Tuesday, July 31, 2007

Cultural Differences-No wonder ...

The Corpse Trade in Iraq28/07/2007
By Maad Fayad

Asharq Al-Awsat, London - Ahmed Nizar Abdulaziz, a former officer in the Iraqi army who lives with his family in the al Khadra district in west Baghdad, was kidnapped from his home at midnight by one of the armed militia groups. He was then killed.

So far Ahmed’s story resembles many of those unfolding in present-day Baghdad; in fact, it is almost the norm considering the events taking place today. What is astonishing, however, is that his body was taken and delivered to another party, which then contacted the family of the deceased to demand huge sums of money in return for the body.

This phenomenon has come to be known as the ‘corpse trade’; individuals or groups look for bodies lying on the streets or elsewhere so they can use them to haggle with the families of the victims in return for money. And thus emerges the latest innovation devised by Iraq’s death traders.
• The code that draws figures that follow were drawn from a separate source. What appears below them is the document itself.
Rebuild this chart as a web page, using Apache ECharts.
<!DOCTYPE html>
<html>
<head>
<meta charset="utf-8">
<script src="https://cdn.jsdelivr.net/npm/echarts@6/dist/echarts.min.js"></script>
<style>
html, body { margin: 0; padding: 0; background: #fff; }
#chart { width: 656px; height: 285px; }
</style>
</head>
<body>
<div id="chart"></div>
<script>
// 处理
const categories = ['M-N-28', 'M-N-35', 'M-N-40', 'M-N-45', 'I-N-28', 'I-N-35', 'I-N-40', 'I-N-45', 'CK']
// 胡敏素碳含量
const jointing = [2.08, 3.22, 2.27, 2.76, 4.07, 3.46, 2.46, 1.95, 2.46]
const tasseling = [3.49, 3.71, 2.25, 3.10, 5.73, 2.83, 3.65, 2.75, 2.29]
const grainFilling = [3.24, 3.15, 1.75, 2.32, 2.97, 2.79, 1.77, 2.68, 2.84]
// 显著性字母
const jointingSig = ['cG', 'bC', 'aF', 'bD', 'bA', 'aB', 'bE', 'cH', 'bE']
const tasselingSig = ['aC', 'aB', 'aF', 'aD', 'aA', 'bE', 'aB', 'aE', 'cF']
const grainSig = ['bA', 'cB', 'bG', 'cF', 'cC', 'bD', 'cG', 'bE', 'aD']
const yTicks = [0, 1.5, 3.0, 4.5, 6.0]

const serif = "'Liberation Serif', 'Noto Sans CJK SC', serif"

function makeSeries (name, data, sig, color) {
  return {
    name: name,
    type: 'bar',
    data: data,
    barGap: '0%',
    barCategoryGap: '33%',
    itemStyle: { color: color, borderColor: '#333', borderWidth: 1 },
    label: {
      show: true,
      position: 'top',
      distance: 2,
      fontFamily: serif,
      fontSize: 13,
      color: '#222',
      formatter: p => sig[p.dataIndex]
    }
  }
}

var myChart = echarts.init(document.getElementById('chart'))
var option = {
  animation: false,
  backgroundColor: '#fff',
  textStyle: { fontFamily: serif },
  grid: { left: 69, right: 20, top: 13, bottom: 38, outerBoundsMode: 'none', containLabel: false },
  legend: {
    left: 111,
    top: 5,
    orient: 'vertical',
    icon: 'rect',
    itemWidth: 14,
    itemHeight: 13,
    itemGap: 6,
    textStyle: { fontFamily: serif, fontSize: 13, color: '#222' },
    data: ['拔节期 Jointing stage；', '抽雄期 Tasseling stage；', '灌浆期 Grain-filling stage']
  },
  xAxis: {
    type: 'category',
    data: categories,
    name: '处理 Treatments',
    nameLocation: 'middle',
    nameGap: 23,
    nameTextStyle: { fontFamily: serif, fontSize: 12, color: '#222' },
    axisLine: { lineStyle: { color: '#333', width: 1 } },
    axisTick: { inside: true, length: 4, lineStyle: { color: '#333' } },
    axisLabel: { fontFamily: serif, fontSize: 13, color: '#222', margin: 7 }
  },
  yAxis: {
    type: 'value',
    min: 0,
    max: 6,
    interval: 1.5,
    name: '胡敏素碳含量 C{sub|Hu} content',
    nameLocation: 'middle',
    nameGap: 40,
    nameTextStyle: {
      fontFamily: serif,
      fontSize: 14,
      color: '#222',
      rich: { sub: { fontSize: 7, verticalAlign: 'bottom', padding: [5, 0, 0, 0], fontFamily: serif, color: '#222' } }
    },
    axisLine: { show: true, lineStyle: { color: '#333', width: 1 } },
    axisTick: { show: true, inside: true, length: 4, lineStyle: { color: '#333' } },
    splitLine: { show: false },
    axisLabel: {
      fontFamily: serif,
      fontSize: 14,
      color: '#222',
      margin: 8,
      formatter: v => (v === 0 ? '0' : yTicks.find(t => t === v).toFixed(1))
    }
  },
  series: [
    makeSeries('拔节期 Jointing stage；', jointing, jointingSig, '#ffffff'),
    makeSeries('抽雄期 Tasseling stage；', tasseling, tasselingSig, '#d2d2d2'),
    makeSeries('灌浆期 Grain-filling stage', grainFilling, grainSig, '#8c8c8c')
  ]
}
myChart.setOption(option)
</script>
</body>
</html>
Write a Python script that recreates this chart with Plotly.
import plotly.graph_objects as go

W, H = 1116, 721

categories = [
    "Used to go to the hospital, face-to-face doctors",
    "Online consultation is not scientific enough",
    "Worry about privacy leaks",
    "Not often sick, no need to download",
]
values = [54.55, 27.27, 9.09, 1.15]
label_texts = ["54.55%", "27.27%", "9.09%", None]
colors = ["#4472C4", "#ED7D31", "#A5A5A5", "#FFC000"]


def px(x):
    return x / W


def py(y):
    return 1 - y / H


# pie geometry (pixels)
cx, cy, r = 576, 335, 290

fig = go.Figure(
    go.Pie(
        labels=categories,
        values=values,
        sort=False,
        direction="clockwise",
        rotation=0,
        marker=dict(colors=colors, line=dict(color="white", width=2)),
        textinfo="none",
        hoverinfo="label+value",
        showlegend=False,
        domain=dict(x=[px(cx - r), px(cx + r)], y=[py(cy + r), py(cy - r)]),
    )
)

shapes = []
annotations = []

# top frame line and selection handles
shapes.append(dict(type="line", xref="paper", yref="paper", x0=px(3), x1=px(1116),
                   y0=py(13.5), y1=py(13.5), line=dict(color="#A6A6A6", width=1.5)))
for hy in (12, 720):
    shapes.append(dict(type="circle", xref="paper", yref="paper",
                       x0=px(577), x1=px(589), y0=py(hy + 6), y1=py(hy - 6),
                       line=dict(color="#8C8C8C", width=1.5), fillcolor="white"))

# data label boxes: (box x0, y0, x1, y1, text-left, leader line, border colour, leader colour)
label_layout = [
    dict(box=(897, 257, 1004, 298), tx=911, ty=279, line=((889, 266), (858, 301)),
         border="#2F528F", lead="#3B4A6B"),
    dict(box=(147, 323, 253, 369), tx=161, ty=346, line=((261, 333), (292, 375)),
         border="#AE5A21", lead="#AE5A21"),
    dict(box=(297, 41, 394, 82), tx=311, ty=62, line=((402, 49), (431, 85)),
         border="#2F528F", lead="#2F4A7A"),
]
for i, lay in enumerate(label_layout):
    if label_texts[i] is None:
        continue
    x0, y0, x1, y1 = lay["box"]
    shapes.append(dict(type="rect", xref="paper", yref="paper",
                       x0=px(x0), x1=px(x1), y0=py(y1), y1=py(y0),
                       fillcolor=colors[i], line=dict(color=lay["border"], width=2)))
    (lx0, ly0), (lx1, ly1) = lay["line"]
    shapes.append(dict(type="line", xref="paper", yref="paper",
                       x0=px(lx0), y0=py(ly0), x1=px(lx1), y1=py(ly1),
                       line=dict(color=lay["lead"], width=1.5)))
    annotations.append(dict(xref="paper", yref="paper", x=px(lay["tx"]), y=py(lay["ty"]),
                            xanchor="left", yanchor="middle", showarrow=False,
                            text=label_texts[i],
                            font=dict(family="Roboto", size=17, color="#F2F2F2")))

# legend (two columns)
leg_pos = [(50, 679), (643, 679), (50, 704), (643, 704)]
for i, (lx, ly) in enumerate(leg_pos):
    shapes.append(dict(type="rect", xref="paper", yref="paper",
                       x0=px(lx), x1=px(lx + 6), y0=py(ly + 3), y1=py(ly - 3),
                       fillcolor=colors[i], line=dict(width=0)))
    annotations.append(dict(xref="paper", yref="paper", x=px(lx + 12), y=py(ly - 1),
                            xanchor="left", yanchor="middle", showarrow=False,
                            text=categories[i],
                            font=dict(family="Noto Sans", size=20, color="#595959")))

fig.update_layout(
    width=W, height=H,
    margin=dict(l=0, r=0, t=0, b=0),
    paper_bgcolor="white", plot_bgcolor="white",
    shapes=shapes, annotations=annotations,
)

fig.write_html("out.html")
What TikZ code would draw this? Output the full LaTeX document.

According to Muwafaq, Ahmed Abdulaziz’s younger brother, “We were anticipating the customary phone call demanding a ransom for his release or with information as to the location of the body after he was kidnapped. But a week after the abduction, we received a call from the people we had suspected and they were demanding US $50,000 for his release. After long negotiations, we agreed to pay US $35,000 for my brother’s release.”

Muwafaq continued, “Negotiations had reached the stage where we were deciding on a time and place to receive my brother – after handing over the agreed ransom. The location to deliver the money was determined, after many changes were made in the space of an hour that they could ensure we would not try to con or ambush them, or bring the police into it. When we delivered the money in a remote area called Ziraa Digla, they said ‘we will call you tomorrow to let you know when and where you can find your son’.”

But it was a long wait. Muwafaq added, “The operation through which we delivered the money and the handing over of the kidnapped person is like a ‘Hollywood’ action movie in which the most likely loser is the victim. You are dealing with a gang of criminals and you are forced to trust them so that you don’t blame yourself later. You say to yourself, ‘if I submit to them now, my brother may still be alive.’ They used to call us using my brother’s mobile phone and they used to demand a sum of money to add credit to the phone line.”
Mujahid, another of Ahmed’s brothers said, “We remained in a tense state while we waited for them to call and inform us of the location and time to pick up my brother. Every time we called, the phone was switched off. They are clever in these matters.”

There are many similar stories in Iraq, which is regularly witnessing blind acts of violence. Many of the families of the kidnapped people have not found their loved ones – or their bodies yet.

A doctor at al Tib al Adli described the process of storing the corpses: “We photograph the faces of the victims and give every body a number and then store it in a fridge. The pictures and numbers of the victims are then placed on a bulletin board that is hung on the entrance of the morgue. Hundreds of Iraqi civilians come to check it on a daily basis in search of their missing fathers and sons.”

The young doctor who agreed to speak on condition of anonymity said, “It is a new and low profession that has emerged from the trade of corpses that we call ‘unidentified’. One of these professions is the theft of the actual bodies so that they can be sold to the families of the victim.”

At the same time, some unidentified parties stated that they had volunteered to bury these bodies “to honor them”. These parties would collect the bodies from the streets or from nearby the al Tib al Adli building to bury them in remote places, after which they would give them numbers following taking a picture of the victims’ faces. The information is then documented and registered in a special file.

However, it later transpired that these parties, after collecting the full information, would then contact the families of the victims and demand money in return for telling them the location of their sons’ graves. The sums of money sometimes reach US $10,000.